Ainda que as aulas práticas só tenham recomeçado na semana passada para alunos de mestrado e doutoramento, Valdemar Duarte já tem vindo à faculdade. De viseira no rosto, conta que o equipamento de protecção da cara foi fabricado no próprio departamento com impressoras 3D e que se voluntariou para ajudar a produzi-los, para que fossem distribuídas em hospitais. “Quando vamos para casa começamos a sentir-nos um pouco inúteis, com uma coisa deste tamanho a afectar a população e nós sem conseguirmos fazer nada. Quando surgiu esta oportunidade de fazer viseiras foi fantástico.”

Também ajudou no protótipo do ventilador “minimalista”, feito para ajudar no combate à covid-19 e para ser “de fácil produção em Portugal e em qualquer parte do mundo, com componentes de fácil aquisição no mercado”, explica o professor universitário Telmo Santos, enquanto o mostra ao PÚBLICO. Ao ritmo da respiração mecânica, um dispositivo que simula o pulmão de uma criança — na rigidez e no volume — vai subindo e descendo. O aparelho ainda será testado em “pulmões” de adulto; por enquanto, o ventilador permanece ligado numa das salas do departamento de manhã à noite.

Ainda estão a fazer ensaios de resistência, tem de passar por uma fase de testes em animais, terá de ser certificado pelo Infarmed e só depois poderá ser fabricado e cedido a hospitais. Uma das vantagens deste ventilador — além de ser “simples” para poder ser fabricado aos milhares por todo o mundo — é que “o ar que o paciente inspira nunca entra em contacto directamente com a válvula”, o que facilita a esterilização quando se muda de paciente. A própria válvula, o “elemento central do ventilador”, foi feita com uma impressora 3D e pode ser produzida por qualquer pessoa desde que tenha acesso ao ficheiro (que será disponibilizado, tal como o modelo do ventilador).

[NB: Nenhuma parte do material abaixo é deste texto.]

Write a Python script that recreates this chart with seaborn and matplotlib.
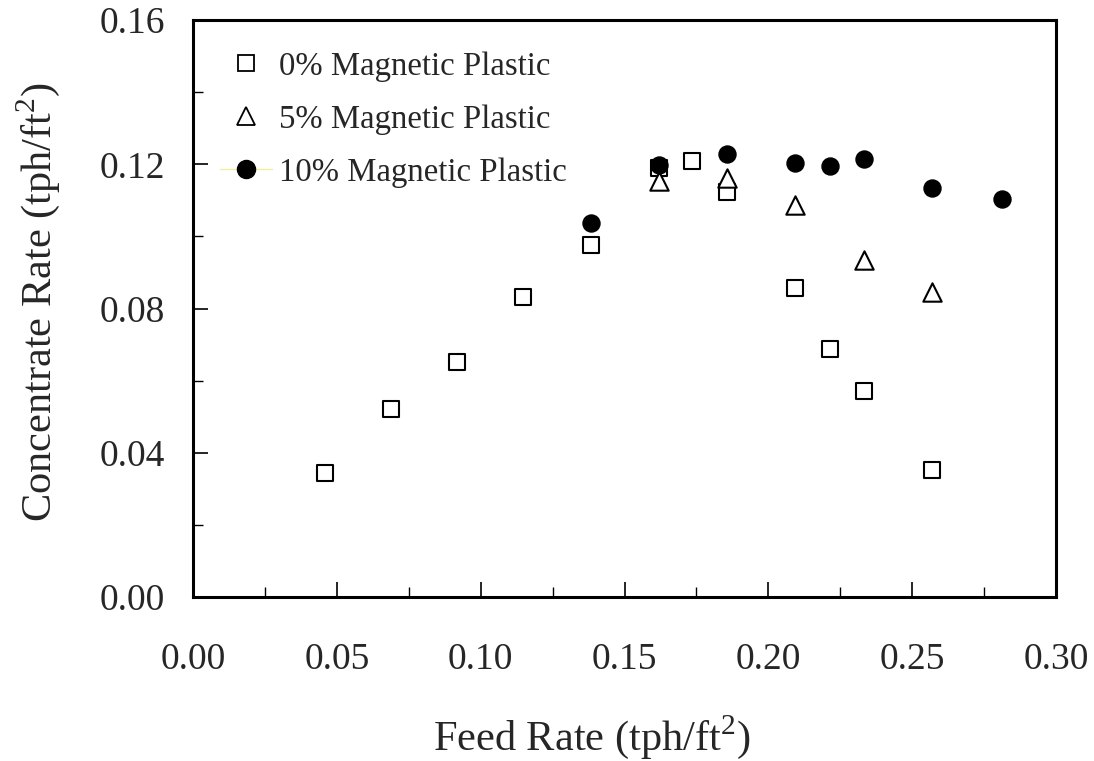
import matplotlib
matplotlib.use("Agg")
import matplotlib.pyplot as plt
from matplotlib.lines import Line2D
from matplotlib.ticker import MultipleLocator, FormatStrFormatter
import seaborn as sns
import pandas as pd

# Data
feed_0 = [0.0459, 0.0688, 0.0918, 0.1148, 0.1383, 0.1620, 0.1734, 0.1856, 0.2092, 0.2214, 0.2332, 0.2569]
conc_0 = [0.0344, 0.0521, 0.0652, 0.0833, 0.0977, 0.1190, 0.1209, 0.1123, 0.0858, 0.0688, 0.0571, 0.0352]

feed_5 = [0.1620, 0.1856, 0.2092, 0.2334, 0.2569]
conc_5 = [0.1153, 0.1162, 0.1087, 0.0935, 0.0846]

feed_10 = [0.1383, 0.1620, 0.1856, 0.2092, 0.2215, 0.2334, 0.2569, 0.2812]
conc_10 = [0.1036, 0.1198, 0.1229, 0.1204, 0.1195, 0.1215, 0.1135, 0.1105]

labels = ["0% Magnetic Plastic", "5% Magnetic Plastic", "10% Magnetic Plastic"]

sns.set_theme(style="white")
plt.rcParams['font.family'] = ['Liberation Serif', 'DejaVu Serif']
plt.rcParams['mathtext.fontset'] = 'custom'
plt.rcParams['mathtext.rm'] = 'Liberation Serif'

fig = plt.figure(figsize=(10.94, 7.61), dpi=100)
ax = fig.add_axes([0.1764, 0.2155, 0.7889, 0.7582])

df0 = pd.DataFrame({"x": feed_0, "y": conc_0})
df5 = pd.DataFrame({"x": feed_5, "y": conc_5})
df10 = pd.DataFrame({"x": feed_10, "y": conc_10})

sns.scatterplot(data=df0, x="x", y="y", marker="s", s=140, facecolor="white",
                edgecolor="black", linewidth=1.5, ax=ax, zorder=3)
sns.scatterplot(data=df5, x="x", y="y", marker="^", s=175, facecolor="white",
                edgecolor="black", linewidth=1.5, ax=ax, zorder=4)
sns.scatterplot(data=df10, x="x", y="y", marker="o", s=150, facecolor="black",
                edgecolor="black", linewidth=1.0, ax=ax, zorder=5)

ax.set_xlim(0, 0.30)
ax.set_ylim(0, 0.16)
ax.xaxis.set_major_locator(MultipleLocator(0.05))
ax.xaxis.set_minor_locator(MultipleLocator(0.025))
ax.yaxis.set_major_locator(MultipleLocator(0.04))
ax.yaxis.set_minor_locator(MultipleLocator(0.02))
ax.xaxis.set_major_formatter(FormatStrFormatter("%.2f"))
ax.yaxis.set_major_formatter(FormatStrFormatter("%.2f"))

ax.tick_params(which="major", direction="in", length=11, width=1.2, color="black",
               labelsize=27, bottom=True, left=True, top=False, right=False)
ax.tick_params(which="minor", direction="in", length=7.5, width=1.0, color="black",
               bottom=True, left=True, top=False, right=False)
ax.tick_params(axis="x", which="major", pad=33)
ax.tick_params(axis="y", which="major", pad=20)
for sp in ax.spines.values():
    sp.set_visible(True)
    sp.set_color("black")
    sp.set_linewidth(2.2)

ax.set_xlabel("Feed Rate (tph/ft$^2$)", fontsize=30.5)
ax.set_ylabel("Concentrate Rate (tph/ft$^2$)", fontsize=30.5)
ax.xaxis.set_label_coords(0.462, -0.2015)
ax.yaxis.set_label_coords(-0.152, 0.511)

handles = [
    Line2D([], [], marker="s", linestyle="none", markersize=11, markerfacecolor="white",
           markeredgecolor="black", markeredgewidth=1.3),
    Line2D([], [], marker="^", linestyle="none", markersize=13, markerfacecolor="white",
           markeredgecolor="black", markeredgewidth=1.3),
    Line2D([], [], marker="o", linestyle="-", color="#f2eea0", linewidth=1.0, markersize=13,
           markerfacecolor="black", markeredgecolor="black"),
]
leg = ax.legend(handles, labels, loc="upper left", bbox_to_anchor=(0.0313, 0.946), frameon=False,
                fontsize=23.6, handlelength=1.6, handletextpad=0.2, labelspacing=0.69,
                borderaxespad=0.0, borderpad=0.0)

fig.savefig("out.png", dpi=100)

Valdemar Duarte sente-se seguro na faculdade e sabe que este é um regresso necessário para o seu trabalho: “Iria atrasar-me muito se não tivesse vindo agora.” Além disso, “uma pessoa farta-se de estar em casa e isto é impossível fazer lá”. Ao lado, o professor concorda. “É fundamental os alunos poderem observar, ouvir, tocar, sentir e conhecer na prática coisas tão simples quanto a logística envolvida para que as coisas funcionem”, assevera Telmo Santos. E continua: “É impossível replicar à distância o que se faz aqui no laboratório, que por sua vez mimetiza o que se faz na indústria. Não há curso online, não há nenhuma plataforma que permita fornecer aos alunos o que nós aqui fornecemos nesta componente prática.”